#### Requirements:
Print nothing but the lines from the start of the listing below through the line that contains "y_labels = [str(v) for v in y_ticks]". Do not include the pictures.

#### Material:
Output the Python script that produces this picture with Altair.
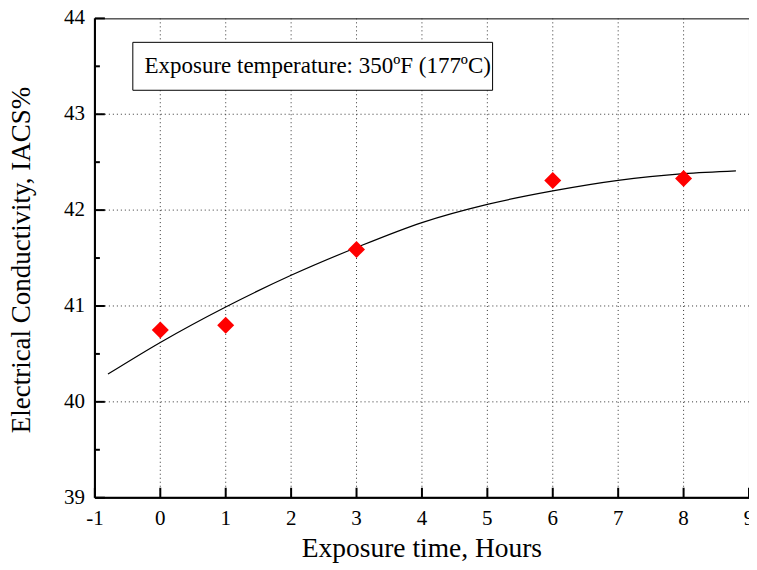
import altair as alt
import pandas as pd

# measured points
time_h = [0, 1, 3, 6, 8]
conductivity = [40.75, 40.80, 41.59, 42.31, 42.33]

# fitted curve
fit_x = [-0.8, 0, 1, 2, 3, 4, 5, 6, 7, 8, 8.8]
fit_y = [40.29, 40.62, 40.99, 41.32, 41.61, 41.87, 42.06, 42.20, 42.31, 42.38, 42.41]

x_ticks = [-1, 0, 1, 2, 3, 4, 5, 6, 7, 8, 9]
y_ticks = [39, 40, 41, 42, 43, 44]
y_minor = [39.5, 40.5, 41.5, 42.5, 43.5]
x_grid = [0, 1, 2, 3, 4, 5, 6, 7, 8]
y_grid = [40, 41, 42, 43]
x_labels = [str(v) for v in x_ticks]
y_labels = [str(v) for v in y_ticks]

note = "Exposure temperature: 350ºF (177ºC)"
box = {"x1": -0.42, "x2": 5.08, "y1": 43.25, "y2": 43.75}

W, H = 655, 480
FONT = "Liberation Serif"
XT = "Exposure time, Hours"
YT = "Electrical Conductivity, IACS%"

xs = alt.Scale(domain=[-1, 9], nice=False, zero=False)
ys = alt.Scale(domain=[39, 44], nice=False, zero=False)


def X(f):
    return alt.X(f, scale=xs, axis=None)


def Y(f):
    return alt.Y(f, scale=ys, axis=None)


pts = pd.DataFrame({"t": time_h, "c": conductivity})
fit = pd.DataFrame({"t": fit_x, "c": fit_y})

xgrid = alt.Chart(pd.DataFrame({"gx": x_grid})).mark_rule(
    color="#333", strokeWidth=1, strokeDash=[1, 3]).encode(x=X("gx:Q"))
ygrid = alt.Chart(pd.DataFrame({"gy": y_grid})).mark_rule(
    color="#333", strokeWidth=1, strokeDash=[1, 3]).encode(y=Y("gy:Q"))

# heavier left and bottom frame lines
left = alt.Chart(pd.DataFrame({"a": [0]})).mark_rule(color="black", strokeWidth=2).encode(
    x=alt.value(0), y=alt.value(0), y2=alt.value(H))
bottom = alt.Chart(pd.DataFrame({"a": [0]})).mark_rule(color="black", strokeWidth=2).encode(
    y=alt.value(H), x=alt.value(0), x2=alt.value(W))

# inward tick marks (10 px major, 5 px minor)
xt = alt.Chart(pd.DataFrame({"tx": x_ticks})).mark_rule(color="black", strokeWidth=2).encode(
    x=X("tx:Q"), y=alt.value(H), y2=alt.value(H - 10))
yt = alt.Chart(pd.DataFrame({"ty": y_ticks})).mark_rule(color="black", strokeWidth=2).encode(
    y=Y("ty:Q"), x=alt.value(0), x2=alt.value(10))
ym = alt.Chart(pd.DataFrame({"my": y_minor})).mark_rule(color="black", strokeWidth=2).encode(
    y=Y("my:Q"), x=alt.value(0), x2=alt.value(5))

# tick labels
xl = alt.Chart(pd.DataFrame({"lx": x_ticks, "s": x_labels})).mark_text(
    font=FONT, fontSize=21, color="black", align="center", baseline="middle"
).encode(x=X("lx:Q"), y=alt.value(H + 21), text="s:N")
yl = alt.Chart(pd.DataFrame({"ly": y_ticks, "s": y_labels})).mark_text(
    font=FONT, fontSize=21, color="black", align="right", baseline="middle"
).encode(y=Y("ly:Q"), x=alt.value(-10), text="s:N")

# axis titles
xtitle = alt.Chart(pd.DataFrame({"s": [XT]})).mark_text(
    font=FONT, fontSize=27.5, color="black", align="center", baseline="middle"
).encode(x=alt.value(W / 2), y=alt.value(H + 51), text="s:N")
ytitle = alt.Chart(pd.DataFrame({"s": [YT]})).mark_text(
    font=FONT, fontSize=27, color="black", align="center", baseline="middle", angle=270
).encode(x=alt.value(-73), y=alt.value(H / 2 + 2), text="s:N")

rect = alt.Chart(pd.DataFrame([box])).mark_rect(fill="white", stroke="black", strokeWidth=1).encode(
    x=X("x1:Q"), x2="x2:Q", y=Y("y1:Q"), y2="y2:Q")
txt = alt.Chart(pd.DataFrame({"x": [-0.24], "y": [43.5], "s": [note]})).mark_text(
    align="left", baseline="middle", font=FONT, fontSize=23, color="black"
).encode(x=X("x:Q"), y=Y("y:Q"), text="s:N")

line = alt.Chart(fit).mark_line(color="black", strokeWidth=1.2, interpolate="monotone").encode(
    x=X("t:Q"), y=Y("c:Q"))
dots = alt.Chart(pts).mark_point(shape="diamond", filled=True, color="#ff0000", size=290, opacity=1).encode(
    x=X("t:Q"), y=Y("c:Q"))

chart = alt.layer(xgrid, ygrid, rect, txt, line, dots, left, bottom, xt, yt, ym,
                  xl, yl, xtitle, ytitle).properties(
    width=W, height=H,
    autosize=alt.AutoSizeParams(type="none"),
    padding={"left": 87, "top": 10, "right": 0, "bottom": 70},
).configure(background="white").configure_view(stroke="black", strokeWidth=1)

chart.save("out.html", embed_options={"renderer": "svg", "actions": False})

#### Exercise response:
Output the Python script that produces this picture with Altair.
import altair as alt
import pandas as pd

# measured points
time_h = [0, 1, 3, 6, 8]
conductivity = [40.75, 40.80, 41.59, 42.31, 42.33]

# fitted curve
fit_x = [-0.8, 0, 1, 2, 3, 4, 5, 6, 7, 8, 8.8]
fit_y = [40.29, 40.62, 40.99, 41.32, 41.61, 41.87, 42.06, 42.20, 42.31, 42.38, 42.41]

x_ticks = [-1, 0, 1, 2, 3, 4, 5, 6, 7, 8, 9]
y_ticks = [39, 40, 41, 42, 43, 44]
y_minor = [39.5, 40.5, 41.5, 42.5, 43.5]
x_grid = [0, 1, 2, 3, 4, 5, 6, 7, 8]
y_grid = [40, 41, 42, 43]
x_labels = [str(v) for v in x_ticks]
y_labels = [str(v) for v in y_ticks]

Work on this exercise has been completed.